How do you keep a healthy perspective on relationships given the work that you do?
I’m doing so much research on improving how people communicate with each other and improve their co-parenting and improve their relationships. My spouse is extremely supportive. We’ve both benefited from it. I write articles on the weekends. Obviously, that’s eating into my own personal time. My spouse is very supportive of the work I’m doing and the positive feedback I’m getting from people all over the place because I’m giving them such important information.

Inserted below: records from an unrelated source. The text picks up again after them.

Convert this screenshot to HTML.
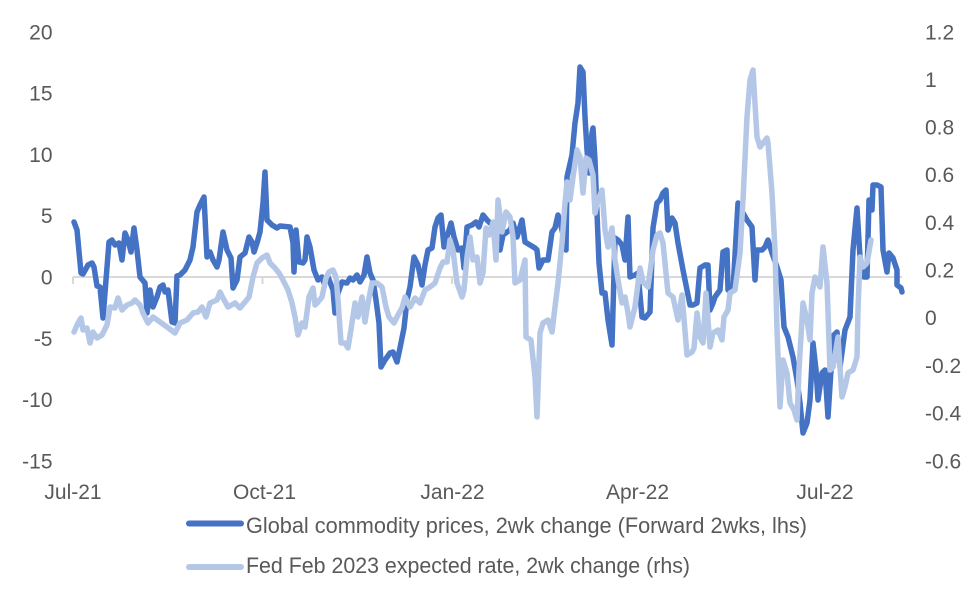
<!DOCTYPE html>
<html>
<head>
<meta charset="utf-8">
<style>
  html, body { margin: 0; padding: 0; background: #ffffff; }
  body { width: 980px; height: 604px; overflow: hidden; }
  svg { display: block; }
  text { font-family: "Liberation Sans", "DejaVu Sans", sans-serif; fill: #595959; }
</style>
</head>
<body>
<svg width="980" height="604" viewBox="0 0 980 604" xmlns="http://www.w3.org/2000/svg">
  <rect x="0" y="0" width="980" height="604" fill="#ffffff"/>

  <!-- zero line and ticks -->
  <line x1="73" y1="277" x2="902" y2="277" stroke="#D9D9D9" stroke-width="2"/>
  <g stroke="#D9D9D9" stroke-width="2">
    <line x1="73" y1="277" x2="73" y2="284"/>
    <line x1="262.5" y1="277" x2="262.5" y2="284"/>
    <line x1="452" y1="277" x2="452" y2="284"/>
    <line x1="637.5" y1="277" x2="637.5" y2="284"/>
    <line x1="825" y1="277" x2="825" y2="284"/>
  </g>

  <!-- left axis labels -->
  <g font-size="21" text-anchor="end">
    <text x="52.5" y="39.5">20</text>
    <text x="52.5" y="100.5">15</text>
    <text x="52.5" y="162">10</text>
    <text x="52.5" y="223">5</text>
    <text x="52.5" y="284.5">0</text>
    <text x="52.5" y="346">-5</text>
    <text x="52.5" y="407">-10</text>
    <text x="52.5" y="468.5">-15</text>
  </g>

  <!-- right axis labels -->
  <g font-size="21" text-anchor="start">
    <text x="925" y="39.5">1.2</text>
    <text x="925" y="87">1</text>
    <text x="925" y="134.5">0.8</text>
    <text x="925" y="182">0.6</text>
    <text x="925" y="230">0.4</text>
    <text x="925" y="277.5">0.2</text>
    <text x="925" y="325">0</text>
    <text x="925" y="373">-0.2</text>
    <text x="925" y="420.5">-0.4</text>
    <text x="925" y="468.5">-0.6</text>
  </g>

  <!-- x axis labels -->
  <g font-size="21" text-anchor="middle">
    <text x="73" y="499">Jul-21</text>
    <text x="264.5" y="499">Oct-21</text>
    <text x="452.5" y="499">Jan-22</text>
    <text x="637.5" y="499">Apr-22</text>
    <text x="825" y="499">Jul-22</text>
  </g>

  <!-- dark series: Global commodity prices -->
  <polyline fill="none" stroke="#4472C4" stroke-width="5.5" stroke-linejoin="round" stroke-linecap="round"
    points="74,222 77,230 81,273 83,274 88,265 92,263 94,267 97,286 100,287 103,318 109,242 112,240 115,245 119,243 122,260 125,233 128,240 131,252 134,228 137,250 140,277 145,283 147,313 150,290 153,307 157,297 160,287 163,285 165,292 168,290 172,322 175,323 177,276 180,275 185,270 190,260 193,247 197,212 200,205 204,197 207,257 210,252 213,260 217,267 219,260 223,232 227,250 231,258 233,288 237,280 240,257 245,253 249,237 252,242 254,252 257,243 260,232 263,203 265,172 267,220 272,225 277,228 280,226 290,227 293,243 294,272 296,230 299,262 303,263 305,260 307,237 310,247 314,270 318,280 322,277 324,283 328,277 333,290 335,313 338,293 342,282 347,283 350,278 353,280 357,275 360,282 364,275 367,257 370,273 373,280 376,300 379,323 381,367 385,360 390,353 393,352 397,362 400,348 404,328 407,300 410,287 414,257 418,265 422,285 425,265 428,250 432,248 435,227 438,218 441,215 444,247 447,237 451,223 454,237 458,250 462,248 464,268 467,227 472,225 476,222 479,227 483,215 487,220 490,223 493,225 497,228 500,250 503,235 507,232 510,230 513,223 517,237 522,220 525,242 530,245 535,248 537,250 539,268 543,260 548,260 552,232 555,228 558,215 562,230 566,250 567,177 572,155 575,123 578,103 580,67 583,72 585,117 587,150 589,173 592,133 593,128 595,160 597,213 599,263 602,293 605,293 608,320 612,345 615,238 618,240 622,245 625,260 628,217 630,277 635,275 638,273 642,317 645,318 650,312 653,228 657,203 660,200 663,193 666,190 668,230 672,218 675,223 678,243 683,270 687,290 690,305 693,305 697,303 700,268 705,265 708,265 710,310 713,303 715,297 720,290 723,252 727,250 728,290 733,290 738,203 743,213 747,220 752,227 755,280 757,250 762,250 765,247 768,240 772,253 777,267 781,280 784,327 788,337 793,357 797,380 800,403 803,433 807,423 810,400 813,343 816,370 818,400 822,373 825,370 828,417 831,370 834,335 837,332 840,367 845,330 850,317 853,250 857,208 860,257 864,277 867,277 869,200 872,210 873,185 877,185 881,187 883,250 887,272 889,253 893,258 897,270 897,285 901,288 902,292"/>

  <!-- light series: Fed Feb 2023 expected rate -->
  <polyline fill="none" stroke="#B4C7E7" stroke-width="5.5" stroke-linejoin="round" stroke-linecap="round"
    points="74,332 78,323 81,318 83,330 87,328 90,343 93,332 97,338 102,335 107,325 110,307 115,308 118,298 122,310 127,305 132,303 135,300 140,305 143,313 148,323 153,317 160,322 167,327 175,333 180,323 187,320 193,313 198,312 202,307 206,317 210,303 217,300 220,292 223,298 228,307 235,303 240,308 245,302 249,297 253,277 257,263 262,258 267,255 270,263 275,268 279,273 283,280 288,290 292,303 295,317 298,335 302,323 305,327 309,297 313,288 315,305 318,302 322,297 326,278 329,272 333,270 336,277 338,300 341,343 345,343 348,348 352,323 355,303 358,317 362,297 365,322 368,303 372,283 377,283 382,287 386,307 389,317 394,323 398,315 402,308 405,297 410,307 415,298 420,303 425,290 430,287 435,283 440,268 443,262 447,262 450,240 453,250 457,283 462,297 464,290 467,257 470,237 473,260 477,257 480,283 483,273 486,228 489,235 493,222 496,260 498,200 502,232 506,212 510,217 513,237 515,283 520,280 525,260 526,337 531,340 535,377 537,417 540,333 543,323 548,320 552,332 555,307 558,283 562,243 565,203 567,182 570,200 573,177 577,150 580,157 583,193 586,158 589,160 593,175 595,213 598,200 602,190 605,230 608,247 612,228 615,260 618,280 622,303 625,297 628,313 630,327 635,307 640,268 643,282 648,287 653,250 657,235 660,233 663,243 668,293 673,297 678,320 682,295 687,355 692,352 694,348 697,313 700,337 703,343 706,293 710,347 713,333 718,330 722,340 724,317 728,310 730,293 735,290 740,253 743,200 747,117 750,80 753,70 757,137 760,147 767,138 768,143 772,193 775,250 777,330 780,407 783,360 787,373 790,403 794,410 797,420 799,370 803,303 807,320 810,340 812,293 815,277 820,287 823,247 827,283 830,370 833,367 838,337 842,397 845,387 848,373 853,370 857,357 858,310 860,257 863,267 867,263 871,240"/>

  <!-- legend -->
  <line x1="189" y1="523.5" x2="241" y2="523.5" stroke="#4472C4" stroke-width="6" stroke-linecap="round"/>
  <text x="246" y="533" font-size="22" textLength="561" lengthAdjust="spacingAndGlyphs">Global commodity prices, 2wk change (Forward 2wks, lhs)</text>
  <line x1="189" y1="567" x2="241" y2="567" stroke="#B4C7E7" stroke-width="6" stroke-linecap="round"/>
  <text x="246" y="573" font-size="22" textLength="444" lengthAdjust="spacingAndGlyphs">Fed Feb 2023 expected rate, 2wk change (rhs)</text>
</svg>
</body>
</html>
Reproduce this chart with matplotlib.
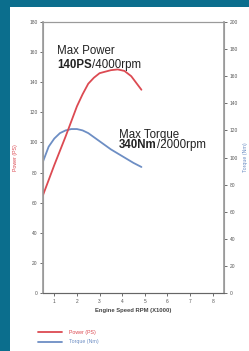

What is your greatest accomplishment?
I would say it probably has to do with the written work I do. In “Empathy and Decision Making” (in the Huffington Post), I was talking about the importance of being empathic when making decisions. The job of a great mediator is they have to be able to see things from different perspectives. Lawyers are known to be analytical and logical, but they’re rated very poorly on emotional intelligence. You can’t help people resolve conflict if you don’t have emotional intelligence. The higher the conflict, the more time it takes to resolve the conflict. I think emotional intelligence is extremely important. I would say my personal experience plays a significant role in that.